Individual Health Insurance Mandate Debate
The current health care bill is stalled out in congress, but that doesn't seem to be stopping the arguments over how to rewrite health care.
And today's sticking point seems to be the individual health insurance mandate.
In order to make it impossible for health insurance companies to deny people based on pre-existing conditions, health care must be made both accessable and affordable.
According to the LA Times' piece on health care legislation, the individual health insurance mandate is supposed to make this a possibility.
The theory is based on the program that has been working well in Massachusetts - people are required to purchase health coverage or pay a fine. When everyone is paying for individual health insurance or group coverage of some sort, the premiums paid by the healthy help to offset the costs accrued by the unhealthy.

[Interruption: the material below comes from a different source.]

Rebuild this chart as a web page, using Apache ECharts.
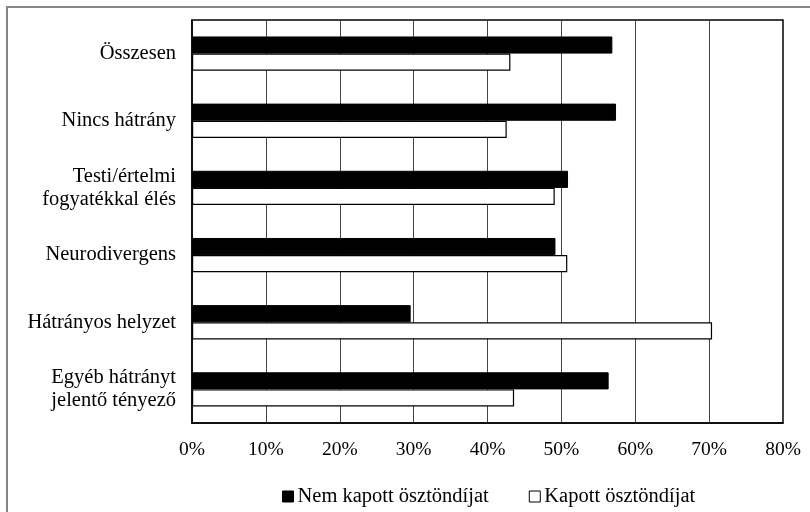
<!DOCTYPE html>
<html>
<head>
<meta charset="utf-8">
<script src="https://cdn.jsdelivr.net/npm/echarts@6/dist/echarts.min.js"></script>
<style>
  html, body { margin: 0; padding: 0; background: #fff; }
  #chart { width: 810px; height: 512px; }
</style>
</head>
<body>
<div id="chart"></div>
<script>
// Groups, from top to bottom
const categories = [
  'Összesen',
  'Nincs hátrány',
  'Testi/értelmi\nfogyatékkal élés',
  'Neurodivergens',
  'Hátrányos helyzet',
  'Egyéb hátrányt\njelentő tényező'
];
// Shares in percent
const nemKapott = [56.9, 57.4, 50.9, 49.2, 29.6, 56.4];
const kapott    = [43.1, 42.6, 49.1, 50.8, 70.4, 43.6];
const seriesNames = ['Nem kapott ösztöndíjat', 'Kapott ösztöndíjat'];
const xTicks = [0, 10, 20, 30, 40, 50, 60, 70, 80];

const FONT = 'Liberation Serif';
const LABEL_SIZE = 20.5;
const chart = echarts.init(document.getElementById('chart'), null, { renderer: 'canvas' });

chart.setOption({
  animation: false,
  backgroundColor: '#fff',
  textStyle: { fontFamily: FONT, color: '#000' },
  graphic: [{
    type: 'rect',
    shape: { x: 7, y: 7, width: 820, height: 520 },
    style: { fill: 'none', stroke: '#868686', lineWidth: 2 },
    silent: true, z: -1
  }],
  grid: {
    left: 192, right: 27, top: 20, bottom: 89,
    show: true, borderColor: '#000', borderWidth: 1.5, backgroundColor: 'transparent'
  },
  legend: {
    data: [
      { name: seriesNames[0], icon: 'rect', itemStyle: { color: '#000', borderColor: '#000', borderWidth: 1 } },
      { name: seriesNames[1], icon: 'rect', itemStyle: { color: '#fff', borderColor: '#000', borderWidth: 1 } }
    ],
    left: 277, top: 481,
    itemWidth: 11, itemHeight: 11, itemGap: 40,
    textStyle: { fontFamily: FONT, fontSize: LABEL_SIZE, color: '#000', padding: [0, 0, 0, -1] }
  },
  xAxis: {
    type: 'value',
    min: xTicks[0], max: xTicks[xTicks.length - 1], interval: 10,
    axisLine: { show: true, lineStyle: { color: '#000', width: 1.5 } },
    axisTick: { show: false },
    axisLabel: { formatter: v => v + '%', fontFamily: FONT, fontSize: 19.5, color: '#000', margin: 17 },
    splitLine: { show: true, lineStyle: { color: '#444', width: 1 } }
  },
  yAxis: {
    type: 'category',
    data: categories,
    inverse: true,
    axisLine: { show: true, lineStyle: { color: '#000', width: 1.5 } },
    axisTick: { show: false },
    axisLabel: { fontFamily: FONT, fontSize: LABEL_SIZE, color: '#000', margin: 16, lineHeight: 23, align: 'right' },
    splitLine: { show: false }
  },
  series: [
    {
      name: seriesNames[0], type: 'bar', data: nemKapott,
      barGap: '0%', barCategoryGap: '49%',
      itemStyle: { color: '#000', borderColor: '#000', borderWidth: 1 }
    },
    {
      name: seriesNames[1], type: 'bar', data: kapott,
      barGap: '0%', barCategoryGap: '49%',
      itemStyle: { color: '#fff', borderColor: '#000', borderWidth: 1.2 }
    }
  ]
});
</script>
</body>
</html>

However some opponents are arguing that it's unconstitutional to make an American citizen purchase health care coverage.
Others are suggesting that such a plan would limit the types of coverage available today, and that the government would need to subsidize a lot of the health insurance plans for the public.
Massachusetts' plan did indeed cost them more than they'd planned, though costs are beginning to be made up in the lowered number of uninsured who are treated in hospitals and the like.
One alternative would be to make insurance available across state lines, hopefully driving down costs. However, this still wouldn't address the problem of people not purchasing coverage until they get sick, when they are likely to cost the most.